On subsequent builds, the Agent checks the lockfile first. If a source’s lockfile entry matches, the Agent skips downloading and hashing entirely — it reuses the locked digest. This provides significant speedup for projects with large or remote sources, because the most expensive part of source resolution (downloading and hashing) is avoided.

For HTTP sources, the Agent also maintains an in-memory cache within a session. If multiple artifacts reference the same URL, the download happens once and is shared across all consumers.

Cached artifacts are stored as zstd-compressed tar archives. Zstd was chosen for its balance of compression ratio and speed — it compresses and decompresses significantly faster than gzip while producing smaller archives. This keeps both storage costs and transfer times low.

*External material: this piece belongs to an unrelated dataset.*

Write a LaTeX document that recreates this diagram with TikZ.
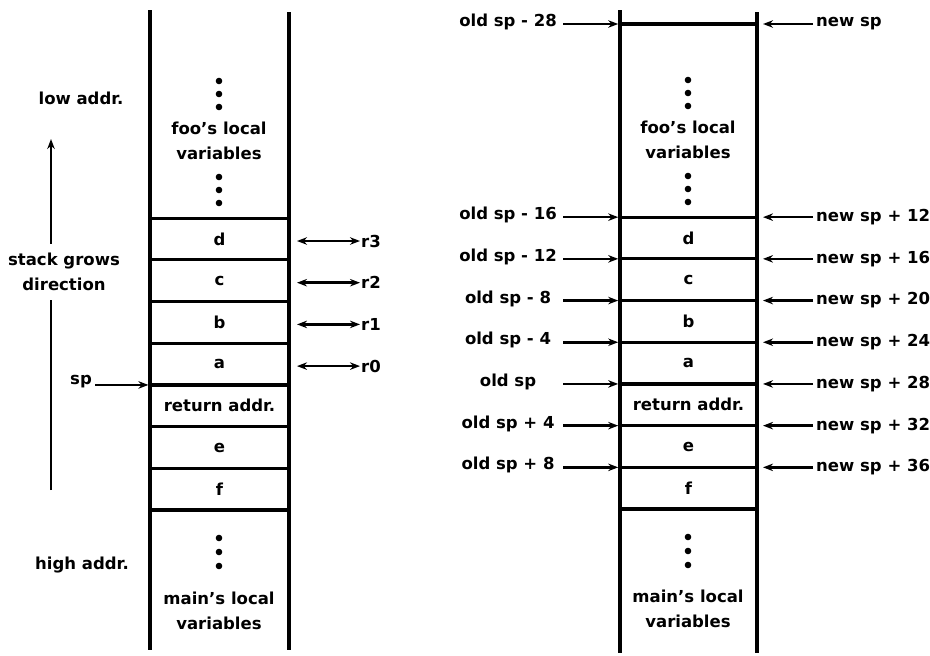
\documentclass[tikz,border=0pt]{standalone}
\usepackage{fontspec}
\setmainfont{DejaVu Sans}
\usetikzlibrary{arrows.meta, positioning, calc}

\begin{document}
\begin{tikzpicture}[x=1pt, y=-1pt, >={Stealth[length=10pt, width=7.5pt]},
    font=\fontsize{16.5}{25}\selectfont\bfseries,
    wall/.style={line width=3.4pt},
    link/.style={line width=2.6pt},
    cell/.style={draw, line width=3.2pt, minimum height=41.7pt, inner sep=0pt, outer sep=0pt},
    lcell/.style={cell, minimum width=139pt},
    rcell/.style={cell, minimum width=137pt}]
    \useasboundingbox (0,0) rectangle (930,656);

    % Left stack, before the call
    \draw [wall] (150,10) -- (150,650);
    \draw [wall] (289,12) -- (289,650);
    \node [lcell] (ld) at (219.5,239) {d};
    \node [lcell, below=0pt of ld] (lc) {c};
    \node [lcell, below=0pt of lc] (lb) {b};
    \node [lcell, below=0pt of lb] (la) {a};
    \node [lcell, below=0pt of la] (lret) {return addr.};
    \node [lcell, below=0pt of lret] (le) {e};
    \node [lcell, below=0pt of le] (lf) {f};
    \foreach \y in {81,94,107,177,190,203,538,552,566}
        \fill (219,\y) circle (3.3pt);
    \node [align=center] (lfoo) at (219,141) {foo's local\\variables};
    \node [align=center] (lmain) at (219,611) {main's local\\variables};

    % Left side labels
    \node (lowaddr) at (81,98) {low addr.};
    \node (highaddr) at (82,565) {high addr.};
    \node [align=center, inner sep=9pt] (grow) at (64,272) {stack grows\\direction};
    \coordinate (growbot) at (51,490);
    \coordinate (growtop) at (51,139);
    \draw [link] (growbot) -- (growbot |- grow.south);
    \draw [link, ->] (growbot |- grow.north) -- (growtop);
    \node (sp) at (81,382) {sp};
    \draw [link, ->, shorten >=1.6pt] (sp.east |- la.south west) -- (la.south west);

    % Argument registers
    \foreach \c/\r in {ld/r3, lc/r2, lb/r1, la/r0} {
        \node [anchor=west, inner sep=1pt] (\r) at ($(\c.east)+(71,2)$) {\r};
        \coordinate (\r-tail) at ($(\c.east)+(8,2)$);
        \draw [link, <->] (\r-tail) -- (\r.west);
    }

    % Right stack, inside foo
    \draw [wall] (620,10) -- (620,653);
    \draw [wall] (757,12) -- (757,653);
    \coordinate (rtopl) at (620,24);
    \coordinate (rtopr) at (757,24);
    \draw [wall] (rtopl) -- (rtopr);
    \node [rcell] (rd) at (688.5,238) {d};
    \node [rcell, below=0pt of rd] (rc) {c};
    \node [rcell, below=0pt of rc] (rb) {b};
    \node [rcell, below=0pt of rb] (ra) {a};
    \node [rcell, below=0pt of ra] (rret) {return addr.};
    \node [rcell, below=0pt of rret] (re) {e};
    \node [rcell, below=0pt of re] (rf) {f};
    \foreach \y in {80,93,106,176,189,202,537,551,565}
        \fill (688,\y) circle (3.3pt);
    \node [align=center] (rfoo) at (688,140) {foo's local\\variables};
    \node [align=center] (rmain) at (688,609) {main's local\\variables};

    % Offsets from the old sp
    \foreach \p/\t [count=\i] in {rtopl/{old sp - 28}, rd.north west/{old sp - 16},
            rc.north west/{old sp - 12}, rb.north west/{old sp - 8},
            ra.north west/{old sp - 4}, rret.north west/{old sp},
            re.north west/{old sp + 4}, rf.north west/{old sp + 8}} {
        \node (old\i) at ($(\p)+(-112,-2)$) {\t};
        \coordinate (old\i-tail) at ($(\p)+(-57,0)$);
        \draw [link, ->, shorten >=1.8pt] (old\i-tail) -- (\p);
    }

    % Offsets from the new sp
    \foreach \p/\t [count=\i] in {rtopr/{new sp}, rd.north east/{new sp + 12},
            rc.north east/{new sp + 16}, rb.north east/{new sp + 20},
            ra.north east/{new sp + 24}, rret.north east/{new sp + 28},
            re.north east/{new sp + 32}, rf.north east/{new sp + 36}} {
        \node [anchor=west, inner sep=3pt] (new\i) at ($(\p)+(56,0)$) {\t};
        \draw [link, ->, shorten >=6pt] (new\i.west) -- (\p);
    }
\end{tikzpicture}
\end{document}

Vorpal does not automatically evict cached artifacts. Outputs accumulate in /var/lib/vorpal/ until you explicitly clean them up using vorpal system prune with one or more flags:

Terminal window
# Remove everything (archives, outputs, configs, aliases, sandboxes)
vorpal system prune --all
# Remove specific cache types
vorpal system prune --artifact-archives --artifact-outputs

Running vorpal system prune without any flags does nothing. The available flags are:

  • --all — remove all cached resources
  • --artifact-aliases — remove artifact aliases
  • --artifact-archives — remove artifact archives
  • --artifact-configs — remove artifact build configs
  • --artifact-outputs — remove artifact outputs
  • --sandboxes — remove sandbox directories

The Registry is the mechanism for sharing cached artifacts. In a team setup:

  1. A CI server builds artifacts and pushes outputs to a shared Registry (backed by S3 or a shared filesystem)
  2. Developers’ local Vorpal instances are configured to check the shared Registry
  3. When a developer runs vorpal build, artifacts that CI has already built are pulled from the Registry instead of being rebuilt locally

This works reliably because of content addressing: the same inputs always produce the same digest, so a cache entry created by CI is guaranteed to be the correct output for a developer building the same artifact.